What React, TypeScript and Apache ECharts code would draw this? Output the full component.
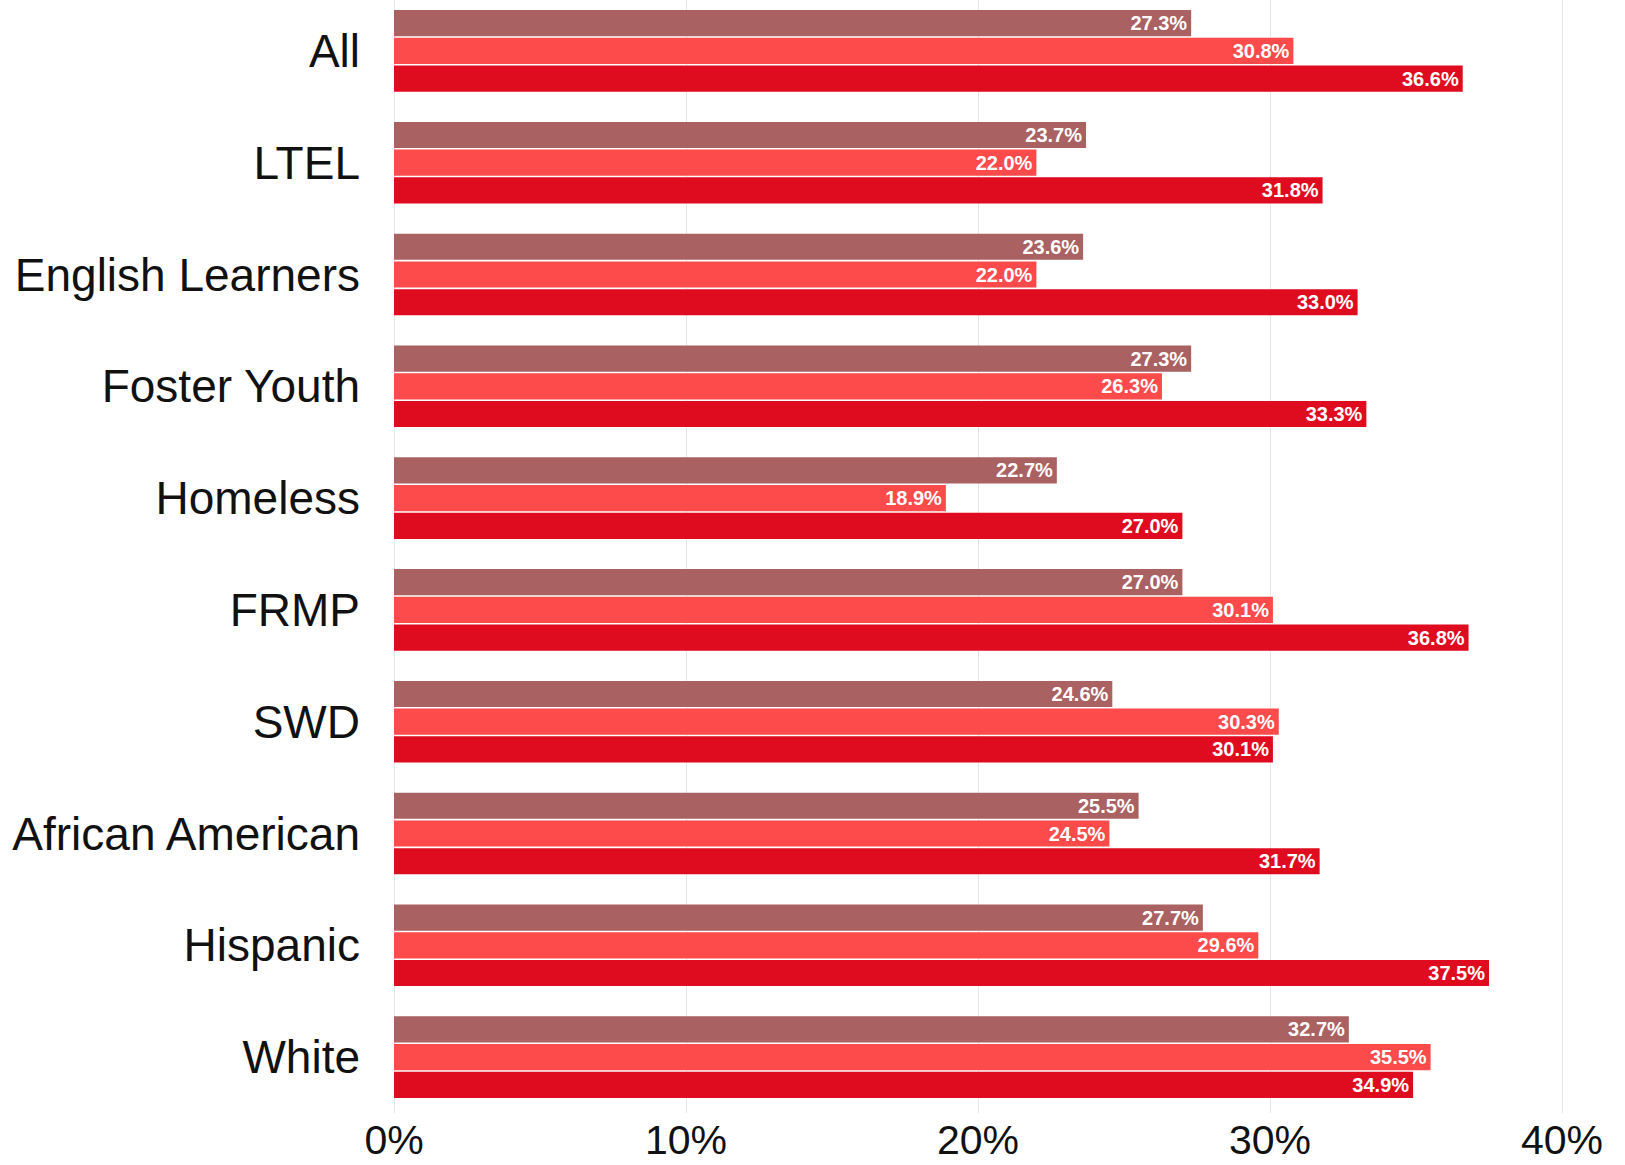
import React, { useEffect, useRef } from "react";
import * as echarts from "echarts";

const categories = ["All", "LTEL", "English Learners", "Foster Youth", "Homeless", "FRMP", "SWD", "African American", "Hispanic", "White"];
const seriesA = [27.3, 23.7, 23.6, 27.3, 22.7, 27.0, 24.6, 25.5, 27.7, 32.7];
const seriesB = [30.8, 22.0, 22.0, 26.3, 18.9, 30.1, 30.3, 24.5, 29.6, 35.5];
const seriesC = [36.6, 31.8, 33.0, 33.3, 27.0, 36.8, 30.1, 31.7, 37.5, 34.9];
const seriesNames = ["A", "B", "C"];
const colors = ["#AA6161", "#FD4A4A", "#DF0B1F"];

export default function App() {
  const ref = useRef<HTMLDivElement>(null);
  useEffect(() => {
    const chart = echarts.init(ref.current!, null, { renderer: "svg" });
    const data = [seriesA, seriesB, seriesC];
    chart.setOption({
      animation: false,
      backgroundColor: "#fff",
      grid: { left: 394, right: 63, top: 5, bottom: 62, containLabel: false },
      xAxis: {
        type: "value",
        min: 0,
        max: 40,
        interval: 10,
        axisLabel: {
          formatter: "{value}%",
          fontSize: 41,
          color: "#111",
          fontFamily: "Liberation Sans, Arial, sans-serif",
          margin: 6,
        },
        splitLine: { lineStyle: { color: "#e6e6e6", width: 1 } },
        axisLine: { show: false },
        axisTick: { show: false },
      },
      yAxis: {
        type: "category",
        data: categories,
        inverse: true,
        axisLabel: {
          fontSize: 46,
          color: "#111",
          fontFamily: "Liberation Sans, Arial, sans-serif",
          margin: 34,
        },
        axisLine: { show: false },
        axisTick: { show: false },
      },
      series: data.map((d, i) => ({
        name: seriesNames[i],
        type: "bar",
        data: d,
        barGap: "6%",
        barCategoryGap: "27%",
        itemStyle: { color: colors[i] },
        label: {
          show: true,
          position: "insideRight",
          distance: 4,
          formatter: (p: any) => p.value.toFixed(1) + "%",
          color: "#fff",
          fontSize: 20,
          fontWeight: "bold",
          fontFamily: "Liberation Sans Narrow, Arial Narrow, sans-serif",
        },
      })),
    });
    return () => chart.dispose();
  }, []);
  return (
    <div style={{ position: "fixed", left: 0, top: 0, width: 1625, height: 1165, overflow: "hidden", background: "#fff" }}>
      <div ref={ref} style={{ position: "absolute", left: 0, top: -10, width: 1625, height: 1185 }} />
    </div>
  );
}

#####

- [AIM]:
Repeat the listing above from its first line through the line that contains "import * as", both included, and nothing more. Drop the pictures.

- [ANSWER TO THIS TASK]:
What React, TypeScript and Apache ECharts code would draw this? Output the full component.
import React, { useEffect, useRef } from "react";
import * as echarts from "echarts";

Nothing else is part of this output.